• _SET PROBLEM_:
The copy must start at the line that contains "What seaborn and" and finish at the line that contains "import pandas as pd", reproducing each line exactly. Any picture in that span is omitted.

• _DATA ENTRIES_:
-=-=-

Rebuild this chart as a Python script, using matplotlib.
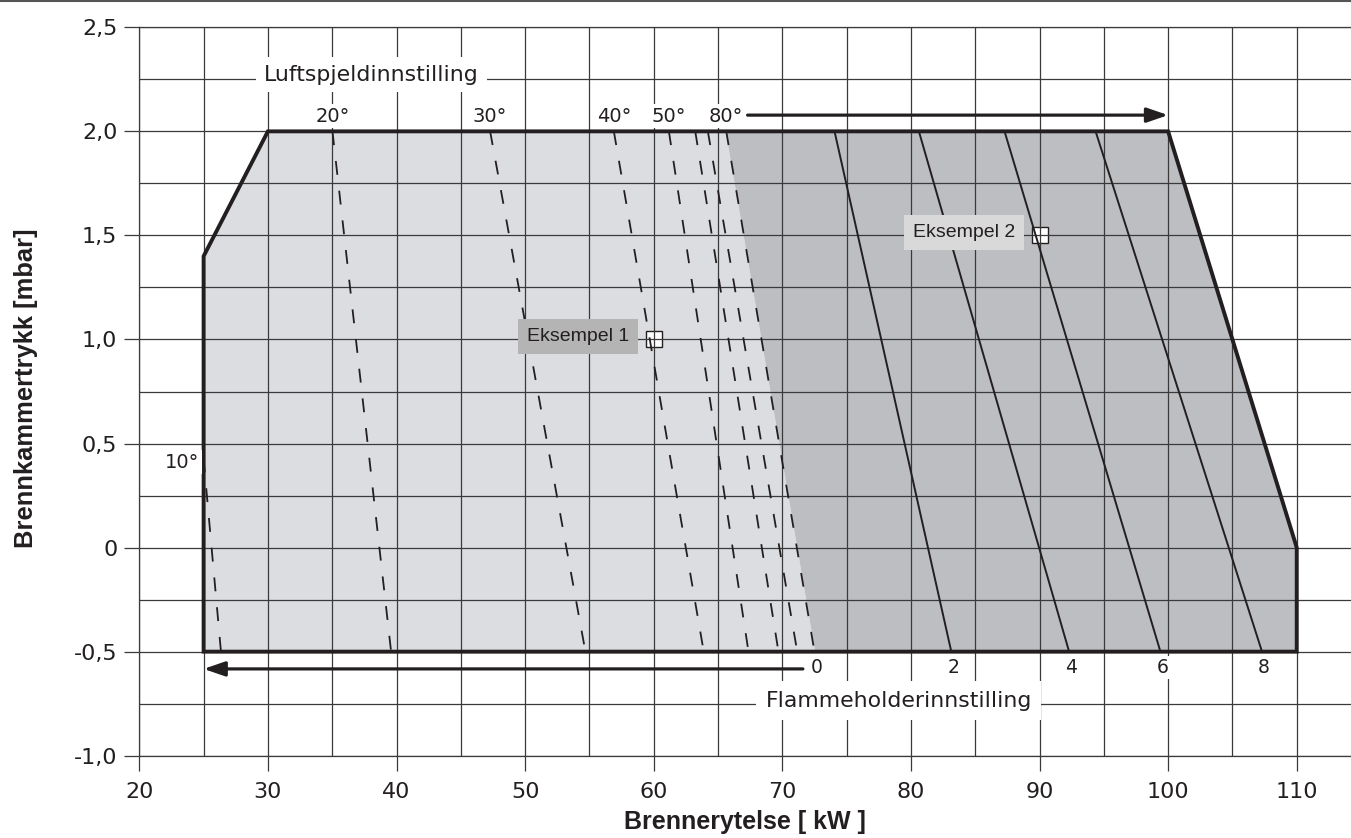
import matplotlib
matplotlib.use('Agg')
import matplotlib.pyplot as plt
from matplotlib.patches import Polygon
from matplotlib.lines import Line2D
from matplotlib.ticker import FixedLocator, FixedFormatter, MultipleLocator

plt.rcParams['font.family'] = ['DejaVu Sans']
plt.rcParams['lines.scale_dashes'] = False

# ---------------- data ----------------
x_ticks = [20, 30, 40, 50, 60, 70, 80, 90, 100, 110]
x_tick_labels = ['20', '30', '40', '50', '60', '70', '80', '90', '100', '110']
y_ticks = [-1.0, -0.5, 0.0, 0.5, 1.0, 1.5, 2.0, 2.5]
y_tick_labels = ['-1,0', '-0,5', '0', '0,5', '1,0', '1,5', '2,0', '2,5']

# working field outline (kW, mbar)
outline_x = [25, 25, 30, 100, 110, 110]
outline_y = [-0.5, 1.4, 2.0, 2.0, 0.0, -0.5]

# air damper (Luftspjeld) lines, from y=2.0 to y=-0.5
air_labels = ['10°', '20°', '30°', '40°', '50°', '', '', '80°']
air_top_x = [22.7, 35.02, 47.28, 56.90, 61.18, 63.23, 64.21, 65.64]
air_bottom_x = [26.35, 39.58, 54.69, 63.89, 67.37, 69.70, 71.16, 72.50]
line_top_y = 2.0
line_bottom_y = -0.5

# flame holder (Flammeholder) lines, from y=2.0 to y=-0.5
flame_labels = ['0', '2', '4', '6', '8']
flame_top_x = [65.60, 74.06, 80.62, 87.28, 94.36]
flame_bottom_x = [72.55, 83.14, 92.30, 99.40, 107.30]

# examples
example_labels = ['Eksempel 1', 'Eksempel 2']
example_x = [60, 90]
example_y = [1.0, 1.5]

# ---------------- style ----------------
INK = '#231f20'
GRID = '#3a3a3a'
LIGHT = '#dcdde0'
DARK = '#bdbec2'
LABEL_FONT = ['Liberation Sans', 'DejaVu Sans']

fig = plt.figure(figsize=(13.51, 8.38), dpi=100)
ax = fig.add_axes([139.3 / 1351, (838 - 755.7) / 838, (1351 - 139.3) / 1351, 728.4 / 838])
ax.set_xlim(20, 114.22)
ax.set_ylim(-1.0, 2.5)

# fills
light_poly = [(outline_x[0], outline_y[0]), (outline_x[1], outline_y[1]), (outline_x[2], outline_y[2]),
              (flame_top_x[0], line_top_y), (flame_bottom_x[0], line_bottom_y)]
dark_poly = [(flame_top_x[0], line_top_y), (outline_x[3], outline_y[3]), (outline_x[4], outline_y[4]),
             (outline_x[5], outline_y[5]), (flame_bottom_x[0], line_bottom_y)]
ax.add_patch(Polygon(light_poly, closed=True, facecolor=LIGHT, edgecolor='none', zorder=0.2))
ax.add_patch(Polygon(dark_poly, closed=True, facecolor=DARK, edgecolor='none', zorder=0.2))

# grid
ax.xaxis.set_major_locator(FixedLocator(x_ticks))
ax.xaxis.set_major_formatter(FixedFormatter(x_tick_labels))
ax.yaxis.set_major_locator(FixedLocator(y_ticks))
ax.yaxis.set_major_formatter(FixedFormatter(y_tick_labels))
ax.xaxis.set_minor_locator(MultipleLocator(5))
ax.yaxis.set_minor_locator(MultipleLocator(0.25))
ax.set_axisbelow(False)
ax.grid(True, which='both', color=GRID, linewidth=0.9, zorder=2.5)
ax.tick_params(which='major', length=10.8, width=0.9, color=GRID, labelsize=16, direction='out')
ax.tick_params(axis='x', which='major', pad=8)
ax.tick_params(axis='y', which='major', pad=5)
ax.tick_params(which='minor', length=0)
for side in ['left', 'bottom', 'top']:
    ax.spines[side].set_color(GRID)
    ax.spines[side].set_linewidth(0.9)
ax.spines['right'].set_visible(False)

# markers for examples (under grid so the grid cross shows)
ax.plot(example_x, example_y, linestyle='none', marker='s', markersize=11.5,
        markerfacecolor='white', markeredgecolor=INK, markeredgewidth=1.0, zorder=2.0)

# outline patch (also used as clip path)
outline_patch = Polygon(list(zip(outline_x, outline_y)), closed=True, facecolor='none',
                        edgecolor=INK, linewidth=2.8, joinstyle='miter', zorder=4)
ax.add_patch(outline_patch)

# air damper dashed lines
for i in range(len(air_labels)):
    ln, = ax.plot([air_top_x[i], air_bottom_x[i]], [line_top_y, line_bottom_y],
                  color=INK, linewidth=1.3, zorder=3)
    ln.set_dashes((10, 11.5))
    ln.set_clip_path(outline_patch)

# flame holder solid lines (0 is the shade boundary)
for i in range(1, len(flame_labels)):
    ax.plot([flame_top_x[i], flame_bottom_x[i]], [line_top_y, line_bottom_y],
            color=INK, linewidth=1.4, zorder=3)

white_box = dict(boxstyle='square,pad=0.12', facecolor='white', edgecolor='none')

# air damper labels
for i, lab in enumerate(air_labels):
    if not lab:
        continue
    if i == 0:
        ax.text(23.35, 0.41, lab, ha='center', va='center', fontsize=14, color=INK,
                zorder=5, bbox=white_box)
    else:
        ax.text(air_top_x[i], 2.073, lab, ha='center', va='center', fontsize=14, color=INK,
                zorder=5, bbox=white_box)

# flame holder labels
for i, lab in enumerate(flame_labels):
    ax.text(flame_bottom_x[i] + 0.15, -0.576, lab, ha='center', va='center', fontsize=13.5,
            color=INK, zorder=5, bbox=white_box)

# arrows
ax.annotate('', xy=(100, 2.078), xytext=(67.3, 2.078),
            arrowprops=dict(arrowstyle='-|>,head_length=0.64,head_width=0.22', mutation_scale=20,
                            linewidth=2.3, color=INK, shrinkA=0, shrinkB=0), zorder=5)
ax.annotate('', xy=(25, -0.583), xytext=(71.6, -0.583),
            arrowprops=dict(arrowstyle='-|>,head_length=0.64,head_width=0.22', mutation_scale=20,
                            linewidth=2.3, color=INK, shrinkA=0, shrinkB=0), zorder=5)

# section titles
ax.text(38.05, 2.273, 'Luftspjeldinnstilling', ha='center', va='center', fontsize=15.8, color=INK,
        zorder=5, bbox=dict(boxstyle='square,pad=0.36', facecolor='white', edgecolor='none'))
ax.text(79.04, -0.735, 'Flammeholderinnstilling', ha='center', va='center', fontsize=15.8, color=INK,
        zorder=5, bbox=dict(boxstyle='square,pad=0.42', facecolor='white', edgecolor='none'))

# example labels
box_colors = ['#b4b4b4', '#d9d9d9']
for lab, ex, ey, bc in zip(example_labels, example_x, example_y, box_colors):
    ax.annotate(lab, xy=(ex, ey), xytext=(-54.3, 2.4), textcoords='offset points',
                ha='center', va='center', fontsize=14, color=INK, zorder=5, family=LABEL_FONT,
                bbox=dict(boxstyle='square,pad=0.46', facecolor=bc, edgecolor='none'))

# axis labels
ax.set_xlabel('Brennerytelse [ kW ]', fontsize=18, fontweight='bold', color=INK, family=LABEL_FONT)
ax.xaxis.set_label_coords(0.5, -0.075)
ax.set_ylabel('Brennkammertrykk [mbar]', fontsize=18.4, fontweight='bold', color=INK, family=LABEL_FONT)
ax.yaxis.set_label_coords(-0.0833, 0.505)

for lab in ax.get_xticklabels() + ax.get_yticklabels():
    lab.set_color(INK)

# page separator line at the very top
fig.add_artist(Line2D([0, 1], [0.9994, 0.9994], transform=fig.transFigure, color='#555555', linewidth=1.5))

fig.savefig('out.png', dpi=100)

-=-=-

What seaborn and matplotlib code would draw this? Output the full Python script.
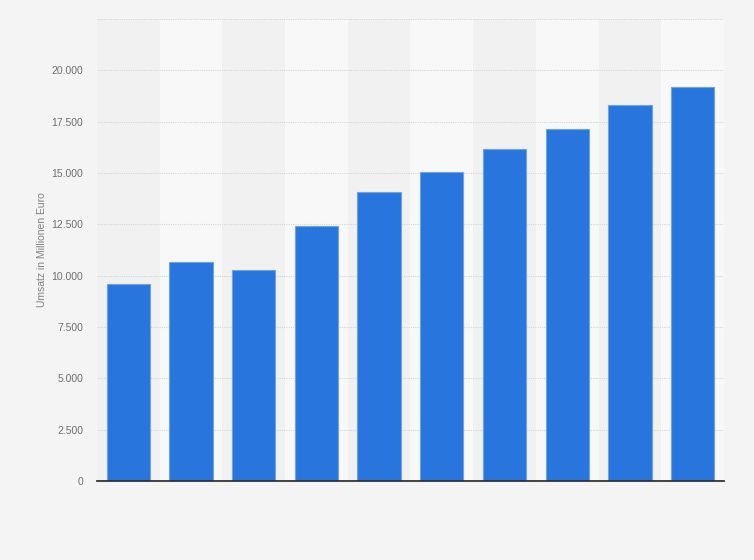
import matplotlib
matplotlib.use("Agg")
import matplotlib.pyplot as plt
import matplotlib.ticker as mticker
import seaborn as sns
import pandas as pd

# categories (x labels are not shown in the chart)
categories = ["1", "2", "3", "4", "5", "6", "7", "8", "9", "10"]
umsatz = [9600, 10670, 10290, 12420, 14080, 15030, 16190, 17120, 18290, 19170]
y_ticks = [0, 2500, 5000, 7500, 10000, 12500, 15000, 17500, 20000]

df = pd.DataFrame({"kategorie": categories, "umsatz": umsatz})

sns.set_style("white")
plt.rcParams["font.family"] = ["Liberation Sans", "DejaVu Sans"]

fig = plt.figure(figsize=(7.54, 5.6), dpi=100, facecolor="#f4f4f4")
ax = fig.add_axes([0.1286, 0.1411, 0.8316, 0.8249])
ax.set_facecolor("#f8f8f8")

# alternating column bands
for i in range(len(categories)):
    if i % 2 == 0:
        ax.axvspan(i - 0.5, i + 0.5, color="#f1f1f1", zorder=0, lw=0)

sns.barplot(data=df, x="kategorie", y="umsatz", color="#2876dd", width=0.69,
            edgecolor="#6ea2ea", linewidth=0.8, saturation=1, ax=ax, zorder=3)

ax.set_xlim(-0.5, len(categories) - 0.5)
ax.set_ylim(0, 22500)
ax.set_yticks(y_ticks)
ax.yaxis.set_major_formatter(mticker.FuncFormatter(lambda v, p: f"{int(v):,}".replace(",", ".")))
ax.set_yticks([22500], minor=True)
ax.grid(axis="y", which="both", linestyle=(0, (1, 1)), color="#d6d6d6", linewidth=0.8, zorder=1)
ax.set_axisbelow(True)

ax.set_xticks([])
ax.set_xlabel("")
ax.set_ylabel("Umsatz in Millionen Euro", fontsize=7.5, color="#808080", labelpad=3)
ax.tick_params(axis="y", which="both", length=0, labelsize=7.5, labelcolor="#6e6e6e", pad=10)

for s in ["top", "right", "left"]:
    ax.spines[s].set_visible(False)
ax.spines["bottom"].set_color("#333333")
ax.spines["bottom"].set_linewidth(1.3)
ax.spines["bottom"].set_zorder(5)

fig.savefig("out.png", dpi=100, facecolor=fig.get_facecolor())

-=-=-

• _SOLUTION FOR THIS PROBLEM_:
What seaborn and matplotlib code would draw this? Output the full Python script.
import matplotlib
matplotlib.use("Agg")
import matplotlib.pyplot as plt
import matplotlib.ticker as mticker
import seaborn as sns
import pandas as pd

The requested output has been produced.